Entries with chart source code:
****************
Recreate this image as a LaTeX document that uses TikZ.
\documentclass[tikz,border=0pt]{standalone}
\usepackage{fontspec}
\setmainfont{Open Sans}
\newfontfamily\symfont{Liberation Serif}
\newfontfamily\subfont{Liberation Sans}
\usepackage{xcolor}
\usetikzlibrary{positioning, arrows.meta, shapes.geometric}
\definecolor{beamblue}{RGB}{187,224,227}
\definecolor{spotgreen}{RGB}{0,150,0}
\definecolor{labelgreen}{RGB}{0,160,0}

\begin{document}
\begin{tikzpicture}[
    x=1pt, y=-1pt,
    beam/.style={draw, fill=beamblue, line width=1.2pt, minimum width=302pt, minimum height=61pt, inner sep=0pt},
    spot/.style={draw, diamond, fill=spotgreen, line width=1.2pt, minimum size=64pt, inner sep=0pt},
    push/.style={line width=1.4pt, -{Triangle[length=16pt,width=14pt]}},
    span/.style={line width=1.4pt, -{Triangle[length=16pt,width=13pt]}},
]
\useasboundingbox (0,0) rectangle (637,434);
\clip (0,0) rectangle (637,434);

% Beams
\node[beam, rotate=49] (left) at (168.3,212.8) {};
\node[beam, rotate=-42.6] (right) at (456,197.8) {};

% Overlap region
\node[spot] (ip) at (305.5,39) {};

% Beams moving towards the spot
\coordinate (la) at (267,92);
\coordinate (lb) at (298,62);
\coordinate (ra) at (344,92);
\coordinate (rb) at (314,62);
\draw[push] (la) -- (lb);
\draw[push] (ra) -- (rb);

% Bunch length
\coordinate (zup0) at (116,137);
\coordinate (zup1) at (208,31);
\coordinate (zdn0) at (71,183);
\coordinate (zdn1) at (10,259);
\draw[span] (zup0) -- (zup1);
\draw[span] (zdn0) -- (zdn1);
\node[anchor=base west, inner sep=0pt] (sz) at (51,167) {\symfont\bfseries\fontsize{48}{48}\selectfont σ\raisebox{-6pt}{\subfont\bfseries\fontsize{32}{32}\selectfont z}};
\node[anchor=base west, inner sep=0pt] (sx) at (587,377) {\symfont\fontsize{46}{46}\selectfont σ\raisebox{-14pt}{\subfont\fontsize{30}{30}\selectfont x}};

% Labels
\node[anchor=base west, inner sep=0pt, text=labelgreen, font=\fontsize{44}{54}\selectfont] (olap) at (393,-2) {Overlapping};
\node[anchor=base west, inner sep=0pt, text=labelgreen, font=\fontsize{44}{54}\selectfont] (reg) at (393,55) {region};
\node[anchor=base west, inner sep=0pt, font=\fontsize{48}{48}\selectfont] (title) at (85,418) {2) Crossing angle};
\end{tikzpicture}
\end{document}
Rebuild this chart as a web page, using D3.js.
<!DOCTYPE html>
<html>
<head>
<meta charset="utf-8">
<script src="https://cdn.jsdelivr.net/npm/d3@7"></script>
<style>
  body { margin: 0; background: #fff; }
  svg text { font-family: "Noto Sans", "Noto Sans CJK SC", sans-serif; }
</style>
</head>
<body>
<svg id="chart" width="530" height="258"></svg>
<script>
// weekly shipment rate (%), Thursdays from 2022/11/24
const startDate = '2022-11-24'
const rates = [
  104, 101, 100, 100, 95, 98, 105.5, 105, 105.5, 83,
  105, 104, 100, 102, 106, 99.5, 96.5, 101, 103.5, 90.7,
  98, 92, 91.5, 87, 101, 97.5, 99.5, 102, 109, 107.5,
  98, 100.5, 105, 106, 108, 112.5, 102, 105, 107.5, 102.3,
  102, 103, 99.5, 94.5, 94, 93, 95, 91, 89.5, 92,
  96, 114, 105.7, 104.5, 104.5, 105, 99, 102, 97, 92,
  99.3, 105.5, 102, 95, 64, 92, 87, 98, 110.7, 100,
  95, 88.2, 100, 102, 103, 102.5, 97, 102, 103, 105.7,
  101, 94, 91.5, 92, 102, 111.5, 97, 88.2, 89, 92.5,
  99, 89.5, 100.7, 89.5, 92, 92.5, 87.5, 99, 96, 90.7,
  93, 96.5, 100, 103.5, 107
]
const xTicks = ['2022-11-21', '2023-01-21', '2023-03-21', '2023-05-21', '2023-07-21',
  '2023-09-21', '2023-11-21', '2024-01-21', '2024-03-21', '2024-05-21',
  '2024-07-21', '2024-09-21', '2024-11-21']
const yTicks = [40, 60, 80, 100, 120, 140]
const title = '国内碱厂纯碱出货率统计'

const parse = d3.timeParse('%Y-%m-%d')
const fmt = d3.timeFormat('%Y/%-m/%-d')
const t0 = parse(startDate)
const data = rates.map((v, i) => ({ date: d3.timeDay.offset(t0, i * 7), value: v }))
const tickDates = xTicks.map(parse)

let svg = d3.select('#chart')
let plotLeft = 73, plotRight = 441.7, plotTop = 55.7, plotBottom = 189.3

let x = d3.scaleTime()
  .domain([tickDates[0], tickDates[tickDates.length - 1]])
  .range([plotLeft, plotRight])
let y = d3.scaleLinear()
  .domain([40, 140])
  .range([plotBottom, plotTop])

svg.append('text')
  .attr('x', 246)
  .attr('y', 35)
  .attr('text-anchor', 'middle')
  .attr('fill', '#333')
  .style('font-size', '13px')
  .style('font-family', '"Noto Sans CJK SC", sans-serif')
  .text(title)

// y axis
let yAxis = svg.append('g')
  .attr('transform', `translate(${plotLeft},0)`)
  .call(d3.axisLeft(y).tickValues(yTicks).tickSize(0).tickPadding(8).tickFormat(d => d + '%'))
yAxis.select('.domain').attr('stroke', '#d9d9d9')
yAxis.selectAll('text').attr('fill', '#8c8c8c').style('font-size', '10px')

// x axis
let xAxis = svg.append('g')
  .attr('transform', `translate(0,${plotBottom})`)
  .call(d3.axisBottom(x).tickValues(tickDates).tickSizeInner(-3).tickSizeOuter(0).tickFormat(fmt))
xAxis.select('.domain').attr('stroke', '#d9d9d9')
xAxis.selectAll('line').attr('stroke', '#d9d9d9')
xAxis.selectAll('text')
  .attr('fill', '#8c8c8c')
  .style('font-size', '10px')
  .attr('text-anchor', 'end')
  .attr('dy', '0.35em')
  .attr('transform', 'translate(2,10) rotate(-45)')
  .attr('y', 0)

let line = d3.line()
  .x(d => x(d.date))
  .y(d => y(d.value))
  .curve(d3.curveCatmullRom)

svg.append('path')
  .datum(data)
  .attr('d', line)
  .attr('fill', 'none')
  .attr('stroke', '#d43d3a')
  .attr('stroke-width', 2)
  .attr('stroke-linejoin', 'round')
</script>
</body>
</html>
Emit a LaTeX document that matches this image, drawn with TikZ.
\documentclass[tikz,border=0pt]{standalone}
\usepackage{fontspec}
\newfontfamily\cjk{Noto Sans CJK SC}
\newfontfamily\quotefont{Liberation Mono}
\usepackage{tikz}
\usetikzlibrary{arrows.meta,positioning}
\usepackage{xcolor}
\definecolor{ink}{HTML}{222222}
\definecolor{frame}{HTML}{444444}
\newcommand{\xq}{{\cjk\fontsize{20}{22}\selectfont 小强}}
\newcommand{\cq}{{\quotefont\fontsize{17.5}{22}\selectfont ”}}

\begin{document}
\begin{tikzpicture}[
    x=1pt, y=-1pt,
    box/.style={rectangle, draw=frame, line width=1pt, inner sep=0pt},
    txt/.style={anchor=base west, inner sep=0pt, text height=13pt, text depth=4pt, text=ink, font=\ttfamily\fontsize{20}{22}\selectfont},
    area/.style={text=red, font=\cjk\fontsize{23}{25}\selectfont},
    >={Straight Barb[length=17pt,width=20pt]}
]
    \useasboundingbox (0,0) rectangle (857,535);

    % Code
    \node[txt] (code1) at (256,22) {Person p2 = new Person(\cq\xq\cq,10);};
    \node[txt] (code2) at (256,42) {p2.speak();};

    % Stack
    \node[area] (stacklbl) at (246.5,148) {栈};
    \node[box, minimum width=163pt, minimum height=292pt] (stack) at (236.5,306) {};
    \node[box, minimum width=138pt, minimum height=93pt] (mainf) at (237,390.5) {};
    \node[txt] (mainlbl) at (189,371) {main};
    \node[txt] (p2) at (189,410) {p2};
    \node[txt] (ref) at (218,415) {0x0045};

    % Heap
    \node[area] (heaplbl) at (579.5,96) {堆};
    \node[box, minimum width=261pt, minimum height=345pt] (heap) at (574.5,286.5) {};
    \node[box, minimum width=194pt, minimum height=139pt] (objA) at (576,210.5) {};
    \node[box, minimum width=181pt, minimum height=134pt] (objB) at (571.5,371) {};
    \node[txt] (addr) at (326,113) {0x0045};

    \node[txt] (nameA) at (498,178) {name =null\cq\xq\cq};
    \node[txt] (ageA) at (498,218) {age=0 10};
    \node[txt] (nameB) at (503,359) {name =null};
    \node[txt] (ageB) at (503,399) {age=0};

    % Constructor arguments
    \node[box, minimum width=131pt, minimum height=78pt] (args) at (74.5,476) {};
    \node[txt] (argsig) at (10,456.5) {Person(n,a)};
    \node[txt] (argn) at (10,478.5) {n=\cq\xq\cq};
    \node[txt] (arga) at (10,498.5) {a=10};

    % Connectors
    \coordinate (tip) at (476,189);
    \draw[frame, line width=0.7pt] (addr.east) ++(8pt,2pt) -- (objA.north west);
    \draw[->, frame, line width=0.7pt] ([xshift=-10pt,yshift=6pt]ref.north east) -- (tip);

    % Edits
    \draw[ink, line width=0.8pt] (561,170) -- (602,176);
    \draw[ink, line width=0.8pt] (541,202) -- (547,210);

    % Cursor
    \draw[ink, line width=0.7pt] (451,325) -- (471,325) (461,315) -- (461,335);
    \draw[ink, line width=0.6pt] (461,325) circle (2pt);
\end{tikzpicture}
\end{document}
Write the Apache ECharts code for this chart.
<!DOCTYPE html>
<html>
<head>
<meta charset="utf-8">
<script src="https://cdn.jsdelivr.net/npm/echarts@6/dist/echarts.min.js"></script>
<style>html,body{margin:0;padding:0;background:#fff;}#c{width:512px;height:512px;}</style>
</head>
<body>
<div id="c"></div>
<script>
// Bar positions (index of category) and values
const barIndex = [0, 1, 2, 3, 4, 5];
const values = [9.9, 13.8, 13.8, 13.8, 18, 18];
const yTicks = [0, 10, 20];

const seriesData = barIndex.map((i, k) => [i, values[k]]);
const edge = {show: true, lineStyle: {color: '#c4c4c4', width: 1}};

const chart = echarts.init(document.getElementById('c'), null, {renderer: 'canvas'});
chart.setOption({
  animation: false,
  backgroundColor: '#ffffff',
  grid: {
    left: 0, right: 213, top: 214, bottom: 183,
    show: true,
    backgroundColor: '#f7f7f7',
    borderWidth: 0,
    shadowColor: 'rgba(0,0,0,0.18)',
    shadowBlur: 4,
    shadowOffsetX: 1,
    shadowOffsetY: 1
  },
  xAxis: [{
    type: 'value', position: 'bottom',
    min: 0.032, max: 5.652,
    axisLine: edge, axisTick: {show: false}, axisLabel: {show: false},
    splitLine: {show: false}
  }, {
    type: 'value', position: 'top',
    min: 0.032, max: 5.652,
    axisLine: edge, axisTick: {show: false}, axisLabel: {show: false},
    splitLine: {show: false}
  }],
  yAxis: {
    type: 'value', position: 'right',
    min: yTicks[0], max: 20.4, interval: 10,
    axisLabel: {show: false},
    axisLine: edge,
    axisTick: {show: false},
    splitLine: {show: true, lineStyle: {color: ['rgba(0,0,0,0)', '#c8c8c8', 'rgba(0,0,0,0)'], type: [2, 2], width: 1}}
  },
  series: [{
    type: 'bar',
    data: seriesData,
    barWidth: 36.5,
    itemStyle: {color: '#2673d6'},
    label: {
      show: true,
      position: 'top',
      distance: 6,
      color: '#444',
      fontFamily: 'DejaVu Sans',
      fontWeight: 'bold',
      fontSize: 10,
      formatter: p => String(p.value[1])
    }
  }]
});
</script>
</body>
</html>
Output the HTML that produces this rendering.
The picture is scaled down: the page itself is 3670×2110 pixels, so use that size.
****************
Work instructions: Transcribe the records above exactly, beginning at the line that contains "Write the Apache ECharts code for this chart." and ending with the line that contains "const yTicks = [0, 10, 20];", both included, and nothing else.

Answer in full:
Write the Apache ECharts code for this chart.
<!DOCTYPE html>
<html>
<head>
<meta charset="utf-8">
<script src="https://cdn.jsdelivr.net/npm/echarts@6/dist/echarts.min.js"></script>
<style>html,body{margin:0;padding:0;background:#fff;}#c{width:512px;height:512px;}</style>
</head>
<body>
<div id="c"></div>
<script>
// Bar positions (index of category) and values
const barIndex = [0, 1, 2, 3, 4, 5];
const values = [9.9, 13.8, 13.8, 13.8, 18, 18];
const yTicks = [0, 10, 20];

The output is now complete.